The Devil Resides In The Details

Like everyone who keeps a writing blog, I love to read. My tastes run to legal thrillers, police procedurals, horror, mystery, military thrillers, etc. I like my stories tense and scary, but grounded in the real world.

To write stories grounded in the real world, the writer must do their research. A technical clunker, even a small one, can yank me out of the story and back to my hum-drum world and I hate that!

So, from time to time, I'll point out some common technical mistakes I find in books. Just like the military guy who beta read one of my chapters and reminded me that C-4 is not an incendiary material and there would be no flames in the explosion, I will pass on some of my technical knowledge.

My bona-fides. Before I went to law school, I was a civil engineer. I really need ya to believe me on this one.

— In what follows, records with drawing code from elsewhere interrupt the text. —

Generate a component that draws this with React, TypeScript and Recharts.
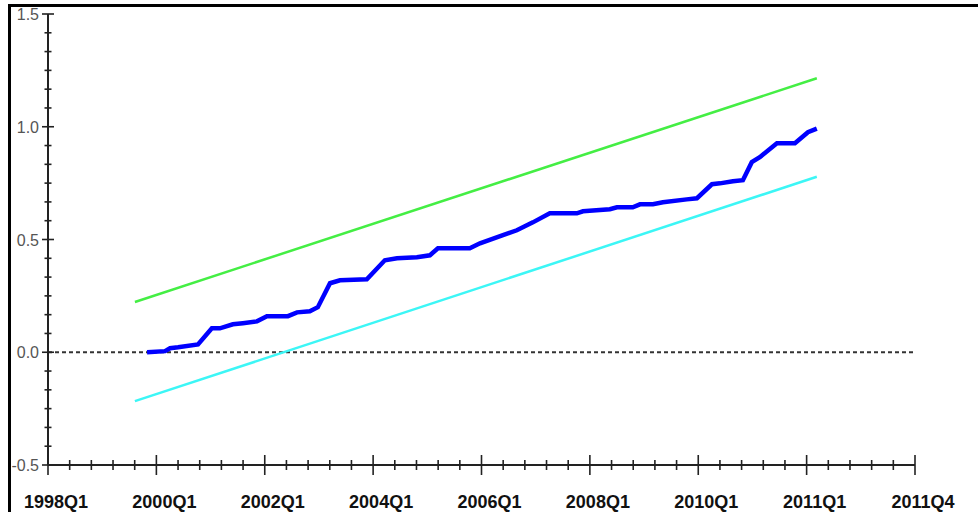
import React from "react";
import { LineChart, Line, XAxis, YAxis, ReferenceLine } from "recharts";

// x is measured in axis steps (40 steps between 1998Q1 and 2011Q4 on this axis)
const blueX = [4.57, 5.4, 5.63, 6.0, 6.92, 7.56, 7.93, 8.53, 8.99, 9.64, 10.1, 11.07, 11.49, 12.08, 12.45, 13.01, 13.47, 14.71, 15.54, 16.1, 17.02, 17.62, 17.99, 19.46, 19.93, 20.99, 21.63, 22.37, 23.15, 24.4, 24.68, 25.92, 26.25, 26.98, 27.31, 27.91, 28.37, 29.47, 29.94, 30.63, 31.0, 31.6, 32.06, 32.47, 32.84, 33.63, 34.46, 35.06, 35.47];
const blueV = [0.0, 0.005, 0.018, 0.022, 0.035, 0.106, 0.106, 0.124, 0.129, 0.137, 0.16, 0.16, 0.177, 0.182, 0.2, 0.306, 0.319, 0.324, 0.408, 0.417, 0.421, 0.43, 0.461, 0.461, 0.483, 0.519, 0.541, 0.576, 0.616, 0.616, 0.625, 0.634, 0.643, 0.643, 0.656, 0.656, 0.665, 0.678, 0.683, 0.745, 0.749, 0.758, 0.763, 0.843, 0.865, 0.927, 0.927, 0.976, 0.992];
const upperX = [4.01, 35.47];
const upperV = [0.223, 1.215];
const lowerX = [4.01, 35.47];
const lowerV = [-0.217, 0.778];

const xTickLabels: Record<number, string> = {
  0: "1998Q1",
  5: "2000Q1",
  10: "2002Q1",
  15: "2004Q1",
  20: "2006Q1",
  25: "2008Q1",
  30: "2010Q1",
  35: "2011Q1",
  40: "2011Q4",
};
const xTicks = Array.from({ length: 41 }, (_, i) => i);
const yTicks = Array.from({ length: 25 }, (_, k) => -0.5 + k / 12);
const yLabels = ["-0.5", "0.0", "0.5", "1.0", "1.5"];

const blue = blueX.map((x, i) => ({ x, v: blueV[i] }));
const upper = upperX.map((x, i) => ({ x, v: upperV[i] }));
const lower = lowerX.map((x, i) => ({ x, v: lowerV[i] }));

const XTick = (props: any) => {
  const { x, y, payload } = props;
  const idx = Math.round(payload.value);
  const major = idx % 5 === 0;
  const len = major ? 10 : 5;
  return (
    <g>
      <line x1={x} x2={x} y1={y - len} y2={y + len} stroke="#222" strokeWidth={1.6} />
      {major && (
        <text
          x={x + 8}
          y={y + 43}
          textAnchor="middle"
          fontFamily="'Liberation Sans', Arial, sans-serif"
          fontWeight="bold"
          fontSize={18}
          fill="#111"
        >
          {xTickLabels[idx]}
        </text>
      )}
    </g>
  );
};

const YTick = (props: any) => {
  const { x, y, index } = props;
  const major = index % 6 === 0;
  const len = major ? 6 : 3.5;
  return (
    <g>
      <line x1={x - len} x2={x + len} y1={y} y2={y} stroke="#222" strokeWidth={1.6} />
      {major && (
        <text
          x={x - 9}
          y={y + 6}
          textAnchor="end"
          fontFamily="'Liberation Sans', Arial, sans-serif"
          fontSize={16}
          fill="#555"
        >
          {yLabels[index / 6]}
        </text>
      )}
    </g>
  );
};

export default function App() {
  return (
    <div style={{ position: "absolute", left: 0, top: 0, width: 978, height: 512, background: "#fff", overflow: "hidden" }}>
      <div
        style={{
          position: "absolute",
          left: 8,
          top: 4,
          width: 970,
          height: 508,
          borderLeft: "3px solid #000",
          borderTop: "3px solid #000",
          boxSizing: "border-box",
          zIndex: 2,
          pointerEvents: "none",
        }}
      />
      <div style={{ position: "absolute", left: 0, top: 0 }}>
        <LineChart width={978} height={512} margin={{ top: 14, right: 63, bottom: 0, left: 0 }}>
          <XAxis
            dataKey="x"
            type="number"
            domain={[0, 40]}
            ticks={xTicks}
            interval={0}
            tick={<XTick />}
            tickLine={false}
            tickSize={0}
            tickMargin={0}
            height={47}
            axisLine={{ stroke: "#222", strokeWidth: 2 }}
            allowDataOverflow
          />
          <YAxis
            type="number"
            domain={[-0.5, 1.5]}
            ticks={yTicks}
            interval={0}
            tick={<YTick />}
            tickLine={false}
            tickSize={0}
            tickMargin={0}
            width={48}
            axisLine={{ stroke: "#222", strokeWidth: 2 }}
            allowDataOverflow
          />
          <ReferenceLine y={0} stroke="#333" strokeWidth={2} strokeDasharray="4 3" />
          <Line data={upper} dataKey="v" type="linear" stroke="#44ee44" strokeWidth={2.5} dot={false} isAnimationActive={false} />
          <Line data={lower} dataKey="v" type="linear" stroke="#3cf6f6" strokeWidth={2.5} dot={false} isAnimationActive={false} />
          <Line data={blue} dataKey="v" type="linear" stroke="#0000ff" strokeWidth={4.5} dot={false} isAnimationActive={false} />
        </LineChart>
      </div>
    </div>
  );
}
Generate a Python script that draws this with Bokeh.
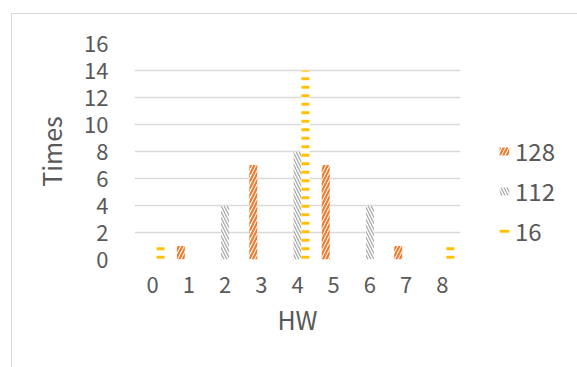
from bokeh.plotting import figure
from bokeh.models import Range1d, FixedTicker, Legend, LegendItem, ColumnDataSource
from bokeh.layouts import row
from bokeh.embed import file_html
from bokeh.resources import INLINE
from bokeh.transform import dodge

categories = [0, 1, 2, 3, 4, 5, 6, 7, 8]
series_names = ["128", "112", "16"]
s128 = [0, 1, 0, 7, 0, 7, 0, 1, 0]
s112 = [0, 0, 4, 0, 8, 0, 4, 0, 0]
s16 = [1, 0, 0, 0, 14, 0, 0, 0, 1]
y_ticks = [0, 2, 4, 6, 8, 10, 12, 14, 16]

src = ColumnDataSource(dict(x=categories, s128=s128, s112=s112, s16=s16))

FONT = "Noto Sans CJK SC"
TXT = "#595959"
BORDER = "1px solid #d9d9d9"

styles = [
    dict(fill_color="white", line_color=None, hatch_pattern="/", hatch_color="#ED7D31",
         hatch_scale=7, hatch_weight=2.2),
    dict(fill_color="white", line_color=None, hatch_pattern="\\", hatch_color="#A5A5A5",
         hatch_scale=6, hatch_weight=1.2),
    dict(fill_color="white", line_color=None, hatch_pattern="-", hatch_color="#FFC000",
         hatch_scale=8.5, hatch_weight=3),
]

p = figure(width=480, height=354, output_backend="svg", toolbar_location=None,
           x_range=Range1d(-0.5, 8.5), y_range=Range1d(0, 16),
           min_border_left=122, min_border_right=32, min_border_top=29, min_border_bottom=109)
p.margin = (13, 0, 0, 11)
p.styles = {"border-left": BORDER, "border-top": BORDER}
p.outline_line_color = None
p.background_fill_color = "white"
p.border_fill_color = "white"

bw = 0.22
p.vbar(x=dodge("x", -bw, range=p.x_range), top="s128", width=bw, source=src, **styles[0])
p.vbar(x=dodge("x", 0, range=p.x_range), top="s112", width=bw, source=src, **styles[1])
p.vbar(x=dodge("x", bw, range=p.x_range), top="s16", width=bw, source=src, **styles[2])

p.xgrid.grid_line_color = None
p.ygrid.grid_line_color = "#d9d9d9"
p.ygrid.grid_line_width = 1.5

p.xaxis.ticker = FixedTicker(ticks=categories)
p.yaxis.ticker = FixedTicker(ticks=y_ticks)
for ax in (p.xaxis[0], p.yaxis[0]):
    ax.axis_line_color = None
    ax.major_tick_line_color = None
    ax.minor_tick_line_color = None
    ax.major_label_text_font = FONT
    ax.major_label_text_font_size = "22px"
    ax.major_label_text_color = TXT
    ax.axis_label_text_font = FONT
    ax.axis_label_text_font_size = "25px"
    ax.axis_label_text_color = TXT
    ax.axis_label_text_font_style = "normal"
p.xaxis.axis_label = "HW"
p.yaxis.axis_label = "Times"
p.yaxis.major_label_standoff = 20
p.xaxis.major_label_standoff = 11
p.yaxis.axis_label_standoff = 12
p.xaxis.axis_label_standoff = 5

# legend panel
q = figure(width=86, height=354, output_backend="svg", toolbar_location=None,
           x_range=Range1d(0, 1), y_range=Range1d(0, 1),
           x_axis_type=None, y_axis_type=None,
           min_border_left=0, min_border_right=0, min_border_top=0, min_border_bottom=0)
q.margin = (13, 0, 0, 0)
q.styles = {"border-top": BORDER}
q.outline_line_color = None
q.xgrid.grid_line_color = None
q.ygrid.grid_line_color = None
q.background_fill_color = "white"
q.border_fill_color = "white"
dummy = [q.vbar(x=[-10], top=[0], width=0.01, **st) for st in styles]

legend = Legend(items=[LegendItem(label=name, renderers=[r]) for name, r in zip(series_names, dummy)],
                location=(7, 11), orientation="vertical")
legend.glyph_width = 12
legend.glyph_height = 10
legend.label_height = 20
legend.spacing = 5
legend.padding = 0
legend.margin = 0
legend.label_standoff = 5
legend.border_line_color = None
legend.background_fill_alpha = 0
legend.label_text_font = FONT
legend.label_text_font_size = "24px"
legend.label_text_color = TXT
q.add_layout(legend, "center")

layout = row(p, q)
open("out.html", "w").write(file_html(layout, INLINE))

Nothing is made of cement.

I was reading an ARC put out by a major house and read this line. "The street was lined with drab cement apartment buildings."

BLARGH!

1. Cement is the adhesive/binding powder that when mixed with water, sand, and small rocks (aggregate) form the building material known as concrete.

2. Once the mixture of water, cement, sand, and aggregate is hardened, it is known as concrete.

Buildings, sidewalks, swimming pools, etc. are made of concrete, not cement. It's really miraculous stuff. A bit of trivia, every year about six billion tons of concrete is produced, one ton for everyone on the planet.

Please have your characters wake up on the "hard concrete floor" or break their noses when thrown into "hard concrete walls" or have your streets lined with "drab concrete apartment buildings." It is correct and realistic. A small detail that adds to good writing.

Yes, using "cement" instead of the correct "concrete" is sometimes common usage. However, it's wrong. You wouldn't have a character sit down at a counter and enjoy his "milk" when he is actually enjoying a mixture of milk, syrup, and partially melted ice cream all blended together into a "milkshake."

I love it when a pro catches me in a blunder. No, I don't love making a blunder, I love it when I can correct an error and make my story more correct and realistic. So, I'll toss these out from time to time when I come across common errors. Until then, to quote Mac at Absolute Write, "Write hard. Write true. And write on."